Affaire Lafarge: tout n’est pas permis au nom de l’essor d’une entreprise
Justine Augier décrit minutieusement comment la société Lafarge s’est compromise avec les islamistes de Daech pour poursuivre les activités de sa cimenterie en Syrie.
Le 16 janvier 2024, la Cour de cassation, la plus haute juridiction de l’ordre judiciaire en France, a confirmé la mise en examen pour «complicité de crime contre l’humanité» et «financement d’une organisation terroriste» de l’entreprise Lafarge, comme personne morale, et de plusieurs de ses cadres. Ils sont accusés d’avoir versé quelque treize millions d’euros à des groupes armés, dont l’Etat islamique (EI), pour permettre la poursuite, malgré la guerre qui embrasait le pays, des activités de la cimenterie construite par le groupe en 2011 à Jalabiya, au nord-est de la Syrie. Cette décision ouvre la voie à un procès inédit pour une société en France.
«Je n’arrive pas à croire qu’ils n’aient pas été fichus de prévoir notre évacuation.»

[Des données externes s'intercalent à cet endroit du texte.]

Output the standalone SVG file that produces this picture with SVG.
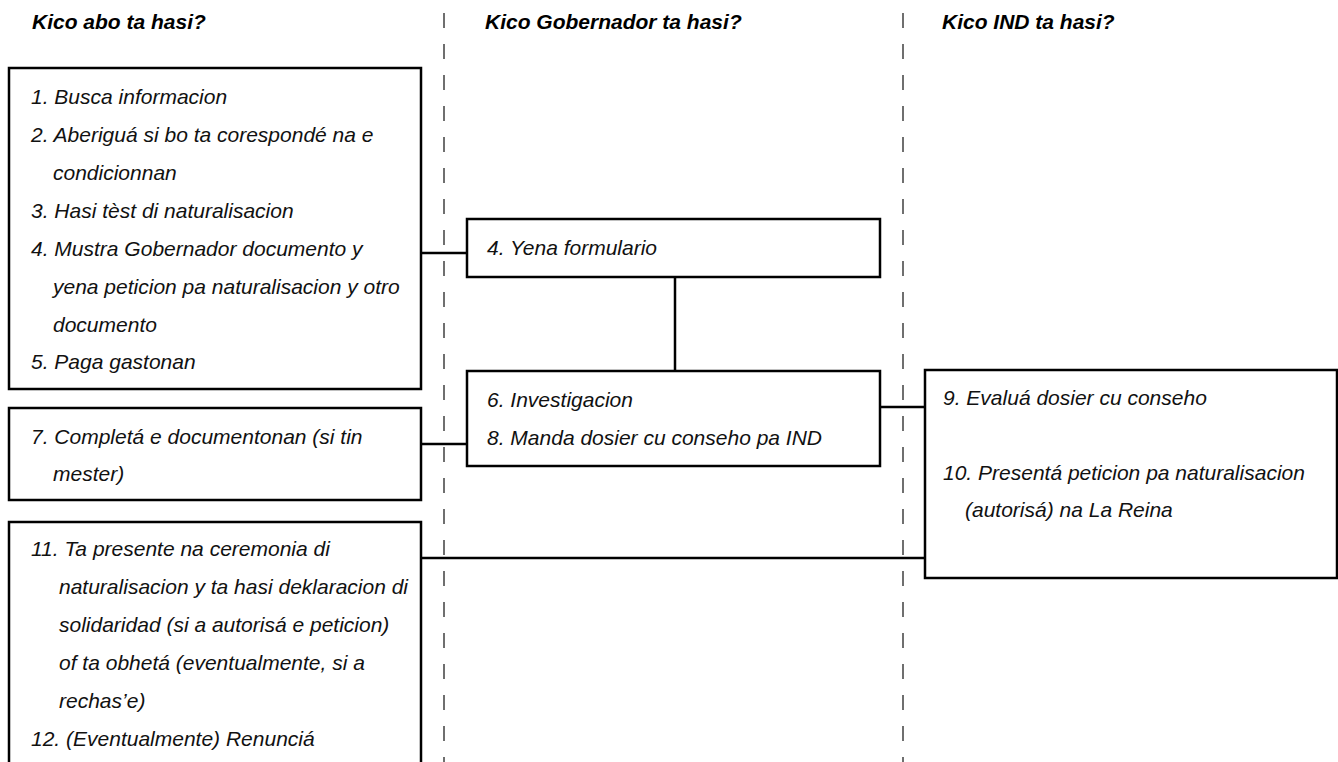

Elle est la conséquence du travail acharné réalisé par des juristes des organisations Sherpa et Centre européen pour les droits constitutionnels et les droits humains (ECCHR) afin de faire reconnaître la responsabilité de l’entreprise: recueil de témoignages d’anciens employés, examen des arguments juridiques, élaboration d’une plainte déposée en 2016… Personne morale, de Justine Augier, est le récit à hauteur d’homme (les salariés de base de Lafarge) et de femme (la quasi-totalité des juristes au service des plaignants sont des femmes alors que les avocats mobilisés par Lafarge sont presque exclusivement des hommes) de ce combat.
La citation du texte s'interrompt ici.